I’ve made this clear in my columns in the past, explicitly so in one column in October where I said:

“None of it is to suggest we look up to Noynoy as some kind of savior. I did say last August that we may regard Cory herself only as a source of inspiration, not as a source of salvation. Only we can save ourselves.

“True enough, the Cory presidency had its share of problems, and the Noynoy presidency will have its share of problems. I myself have not forgotten the things I brought up during the Cory presidency, which was not just Hacienda Luisita but the human rights abuses during the anti-insurgency campaign (notably by the paramilitary groups), government’s dependence on the US (which led to its defense of the Clark and Subic bases), government’s refusal to negotiate, if not scrap, the fraudulent loans (indeed making debt payments, not education, the number one priority of the budget), and so on.”
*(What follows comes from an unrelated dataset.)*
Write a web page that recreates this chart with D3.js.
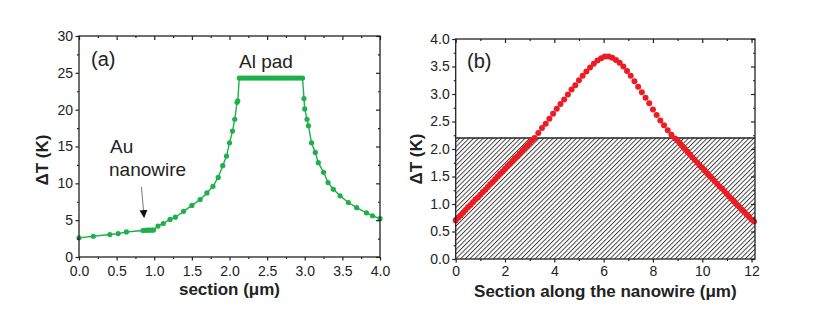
<!DOCTYPE html>
<html><head><meta charset="utf-8">
<script src="https://cdn.jsdelivr.net/npm/d3@7"></script>
<style>
body{margin:0;background:#fff;}
svg text{font-family:Arial,"Liberation Sans",Helvetica,sans-serif;fill:#222;}
</style></head>
<body><svg id="c" width="817" height="313"></svg>
<script>
// ---------- Panel (a) data ----------
const sectionA = [0.0,0.19,0.41,0.52,0.63,0.85,0.88,0.91,0.94,0.97,0.99,1.05,1.12,1.21,1.28,1.39,1.50,1.61,1.70,1.78,1.85,1.91,1.96,2.00,2.04,2.07,2.10,2.11,
  2.13,2.16,2.19,2.22,2.25,2.28,2.31,2.34,2.37,2.40,2.43,2.46,2.49,2.52,2.55,2.58,2.61,2.64,2.67,2.70,2.73,2.76,2.79,2.82,2.85,2.88,2.91,2.94,2.97,
  2.99,3.00,3.03,3.05,3.09,3.14,3.18,3.25,3.31,3.38,3.47,3.58,3.69,3.82,3.90,4.0];
const deltaTA = [2.6,2.82,3.05,3.18,3.4,3.6,3.62,3.64,3.64,3.65,3.66,4.2,4.55,5.1,5.4,6.2,7.0,7.8,8.7,9.6,10.8,12.4,13.7,15.5,17.1,18.7,21.0,21.2,
  24.3,24.3,24.3,24.3,24.3,24.3,24.3,24.3,24.3,24.3,24.3,24.3,24.3,24.3,24.3,24.3,24.3,24.3,24.3,24.3,24.3,24.3,24.3,24.3,24.3,24.3,24.3,24.3,24.3,
  21.5,20.1,18.7,17.8,15.5,14.2,12.8,11.5,10.1,9.2,8.3,7.4,6.7,6.0,5.6,5.2];
const ticksAX = [0,0.5,1,1.5,2,2.5,3,3.5,4];
const ticksAY = [0,5,10,15,20,25,30];

// ---------- Panel (b) data ----------
const sectionB = [0,0.1,0.2,0.3,0.4,0.5,0.6,0.7,0.8,0.9,1.0,1.1,1.2,1.3,1.4,1.5,1.6,1.7,1.8,1.9,2.0,2.1,2.2,2.3,2.4,2.5,2.6,2.7,2.8,2.9,3.0,3.1,3.2,
  3.35,3.5,3.65,3.8,3.95,4.1,4.25,4.4,4.55,4.7,4.85,5.0,5.15,5.3,5.45,5.6,5.75,5.9,6.05,6.2,6.35,6.5,6.65,6.8,6.95,7.1,7.25,7.4,7.55,7.7,7.85,8.0,8.15,8.3,8.45,8.6,8.75,8.9,
  9.0,9.1,9.2,9.3,9.4,9.5,9.6,9.7,9.8,9.9,10.0,10.1,10.2,10.3,10.4,10.5,10.6,10.7,10.8,10.9,11.0,11.1,11.2,11.3,11.4,11.5,11.6,11.7,11.8,11.9,12.0,12.1];
const deltaTB = [0.70,0.75,0.79,0.84,0.89,0.94,0.98,1.03,1.08,1.12,1.17,1.22,1.26,1.31,1.36,1.40,1.45,1.50,1.55,1.59,1.64,1.69,1.73,1.78,1.83,1.87,1.92,1.97,2.02,2.06,2.11,2.16,2.20,
  2.29,2.38,2.46,2.55,2.64,2.73,2.82,2.90,2.99,3.08,3.16,3.25,3.33,3.41,3.48,3.55,3.61,3.65,3.68,3.68,3.66,3.62,3.57,3.50,3.42,3.33,3.23,3.13,3.03,2.93,2.83,2.72,2.62,2.52,2.43,2.34,2.26,2.19,
  2.15,2.10,2.05,2.00,1.95,1.90,1.85,1.80,1.75,1.70,1.66,1.61,1.56,1.51,1.47,1.42,1.37,1.32,1.28,1.23,1.18,1.13,1.09,1.04,0.99,0.95,0.90,0.86,0.81,0.77,0.72,0.68];
const ticksBX = [0,2,4,6,8,10,12];
const ticksBY = [0,0.5,1.0,1.5,2.0,2.5,3.0,3.5,4.0];
const thresholdB = 2.2;

const svg = d3.select("#c");
svg.append("rect").attr("width",817).attr("height",313).attr("fill","#fff");

const defs = svg.append("defs");
const pat = defs.append("pattern").attr("id","hatch").attr("patternUnits","userSpaceOnUse")
  .attr("width",3.3).attr("height",3.3).attr("patternTransform","rotate(45)");
pat.append("line").attr("x1",0.5).attr("y1",0).attr("x2",0.5).attr("y2",3.3)
  .attr("stroke","#333").attr("stroke-width",0.9);
const arrowM = defs.append("marker").attr("id","arr").attr("viewBox","0 0 10 10")
  .attr("refX",9).attr("refY",5).attr("markerWidth",8).attr("markerHeight",9)
  .attr("markerUnits","userSpaceOnUse").attr("orient","auto");
arrowM.append("path").attr("d","M0,0 L10,5 L0,10 Z").attr("fill","#111");

function frame(g, x, y, opts){
  const [x0,x1] = x.range(), [y0,y1] = y.range();
  const minor = (ax, vals, size) => ax.tickValues(vals).tickSize(size).tickFormat("");
  g.append("g").attr("transform",`translate(0,${y0})`)
    .call(d3.axisBottom(x).tickValues(opts.tx).tickSize(3.5).tickPadding(opts.padX).tickFormat(opts.fmtX));
  g.append("g").attr("transform",`translate(0,${y0})`).call(minor(d3.axisBottom(x), opts.mx, 2));
  g.append("g").attr("transform",`translate(0,${y1})`).call(d3.axisTop(x).tickValues(opts.tx).tickSize(-4).tickFormat(""));
  g.append("g").attr("transform",`translate(0,${y1})`).call(minor(d3.axisTop(x), opts.mx, -2));
  g.append("g").attr("transform",`translate(${x0},0)`)
    .call(d3.axisLeft(y).tickValues(opts.ty).tickSize(3.5).tickPadding(2.5).tickFormat(opts.fmtY));
  g.append("g").attr("transform",`translate(${x0},0)`).call(minor(d3.axisLeft(y), opts.my, 2));
  g.append("g").attr("transform",`translate(${x1},0)`).call(d3.axisRight(y).tickValues(opts.ty).tickSize(-4).tickFormat(""));
  g.append("g").attr("transform",`translate(${x1},0)`).call(minor(d3.axisRight(y), opts.my, -2));
  g.selectAll(".domain").remove();
  g.selectAll(".tick line").attr("stroke","#222").attr("stroke-width",1.2);
  g.selectAll(".tick text").attr("font-size",14).attr("fill","#222")
    .style("font-family","Arial, 'Liberation Sans', sans-serif");
  g.append("rect").attr("x",x0).attr("y",y1).attr("width",x1-x0).attr("height",y0-y1)
    .attr("fill","none").attr("stroke","#222").attr("stroke-width",1.3);
}

// ---------- Panel (a) ----------
const xa = d3.scaleLinear().domain([0,4]).range([79,380]);
const ya = d3.scaleLinear().domain([0,30]).range([257,36]);
const ga = svg.append("g");
const greenC = "#1db04b";
const ptsA = sectionA.map((s,i)=>[s,deltaTA[i]]);
ga.append("path").datum(ptsA).attr("fill","none").attr("stroke",greenC).attr("stroke-width",1.4)
  .attr("d", d3.line().x(d=>xa(d[0])).y(d=>ya(d[1])));
ga.selectAll("circle").data(ptsA).join("circle")
  .attr("cx",d=>xa(d[0])).attr("cy",d=>ya(d[1])).attr("r",2.6).attr("fill",greenC);
frame(ga, xa, ya, {tx:ticksAX, ty:ticksAY, mx:[0.25,0.75,1.25,1.75,2.25,2.75,3.25,3.75],
  my:[2.5,7.5,12.5,17.5,22.5,27.5], fmtX:d3.format(".1f"), fmtY:d3.format("d"), padX:5.5});
ga.append("text").attr("x",91).attr("y",66).attr("font-size",20).text("(a)");
ga.append("text").attr("x",239).attr("y",68).attr("font-size",19).text("Al pad");
ga.append("text").attr("x",110).attr("y",153).attr("font-size",19).text("Au");
ga.append("text").attr("x",109).attr("y",176).attr("font-size",19).text("nanowire");
ga.append("line").attr("x1",xa(0.83)).attr("y1",ya(9.5)).attr("x2",xa(0.865)).attr("y2",ya(5.4))
  .attr("stroke","#777").attr("stroke-width",1).attr("marker-end","url(#arr)");
ga.append("text").attr("x",(79+380)/2).attr("y",295).attr("text-anchor","middle")
  .attr("font-size",17).attr("font-weight","bold").text("section (\u03bcm)");
ga.append("text").attr("transform","translate(48,160) rotate(-90)").attr("text-anchor","middle")
  .attr("font-size",17).attr("font-weight","bold").text("\u0394T (K)");

// ---------- Panel (b) ----------
const xb = d3.scaleLinear().domain([0,12.14]).range([455.7,755]);
const yb = d3.scaleLinear().domain([0,4]).range([259,39]);
const gb = svg.append("g");
gb.append("rect").attr("x",xb(0)).attr("y",yb(thresholdB)).attr("width",xb(12.14)-xb(0))
  .attr("height",yb(0)-yb(thresholdB)).attr("fill","url(#hatch)");
gb.append("line").attr("x1",xb(0)).attr("x2",xb(12.14)).attr("y1",yb(thresholdB)).attr("y2",yb(thresholdB))
  .attr("stroke","#222").attr("stroke-width",1.3);
const ptsB = sectionB.map((s,i)=>[s,deltaTB[i]]);
gb.selectAll("circle").data(ptsB).join("circle")
  .attr("cx",d=>xb(d[0])).attr("cy",d=>yb(d[1])).attr("r",3).attr("fill","#ec1c24");
frame(gb, xb, yb, {tx:ticksBX, ty:ticksBY, mx:[1,3,5,7,9,11],
  my:[0.25,0.75,1.25,1.75,2.25,2.75,3.25,3.75], fmtX:d3.format("d"), fmtY:d3.format(".1f"), padX:3.5});
gb.append("text").attr("x",467).attr("y",68).attr("font-size",20).text("(b)");
gb.append("text").attr("x",(455.7+755)/2).attr("y",297).attr("text-anchor","middle")
  .attr("font-size",17).attr("font-weight","bold").text("Section along the nanowire (\u03bcm)");
gb.append("text").attr("transform","translate(422,159) rotate(-90)").attr("text-anchor","middle")
  .attr("font-size",17).attr("font-weight","bold").text("\u0394T (K)");
</script></body></html>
If Aquino’s political rivals—which I suspect this letter has much to do with—had more industry or imagination, they might have dug up the things I said about the Mendiola massacre, which are far more scathing.

The reason I praise Cory to high heavens today, and trust her son to preserve the legacy she left behind, notwithstanding all this is that when all is said and done you measure a person by the entirety of what he or she has done—or not done—and not just by their individual faults or mistakes or policies you violently disagree with, or conversely by their personal virtues, or shining moments, or acts of redeeming grace. From the perspective of more than 20 years, it’s the easiest thing in the world to see that Cory was the best president this country had. Bar none.

In fact, she was the best postwar leader this country ever had, still bar none. Before and after she became president. Her government was no ordinary government that came after ordinary elections faced only with ordinary administrative tasks. It was one that oversaw the transition from martial law to democracy, from the rule of bayonets to the rule of law—or at least the democracy and law we knew before martial law, however you might disagree with how democratic and legal it really was. You might disagree too about how well she handled the challenges she faced: If so, you will be disagreeing with the people of this country.

The people rendered their verdict last Aug. 5. The people knew about Hacienda Luisita, the people knew about the debt payments and the US bases and the Mendiola massacre, the people knew about the infuriating brownouts. And still they came, trooping out of their houses one stormy day to accompany her in body and spirit to where she was going, refusing to be lured to the malls and movie houses by a hastily proclaimed holiday, those who stayed home being glued to the spectacle of a never-ending procession via television and adding to the waters sent down by heaven with their tears. Tears that did not blind, tears that allowed them to see with stark and breathtaking HD quality the depth of their loss. Enough to say she was one damn good person who walked the face of this earth.

But then the people have always seen better than their leaders.

When Noynoy Aquino becomes president, he at least can hope, or dread, to have someone like me who will continue to press for an accounting of things. I support but I do not support blindly. I maintain that the fight is a fight between good and evil, however Noynoy has yet to discover the idea, between the good that Cory’s legacy represents and the evil that Gloria’s second-rate, copycat, iron-fisted rule represents—and which her second-rate, copycat, extensions/insertions will perpetuate— but I do not see that good lasting without true people power, without the people having a say in their government.

I have not been remiss in my duties, taking the Aquino campaign to task when I thought it was trying to consolidate its numbers by veering the trapo way, which in fact only succeeded in dissipating its numbers. And throughout an entire campaign that seems to have forgotten Edsa, the one thing that brought Noynoy his numbers, the one thing that could have kept him his numbers and the one thing that could give him back his numbers. What can one say? Life is strange, and often frustrating.

I wonder if Manny Villar and Gilbert Teodoro have their share of supporters who do not mind giving them a piece of their mind. But that presumes they have a mind to give pieces out of.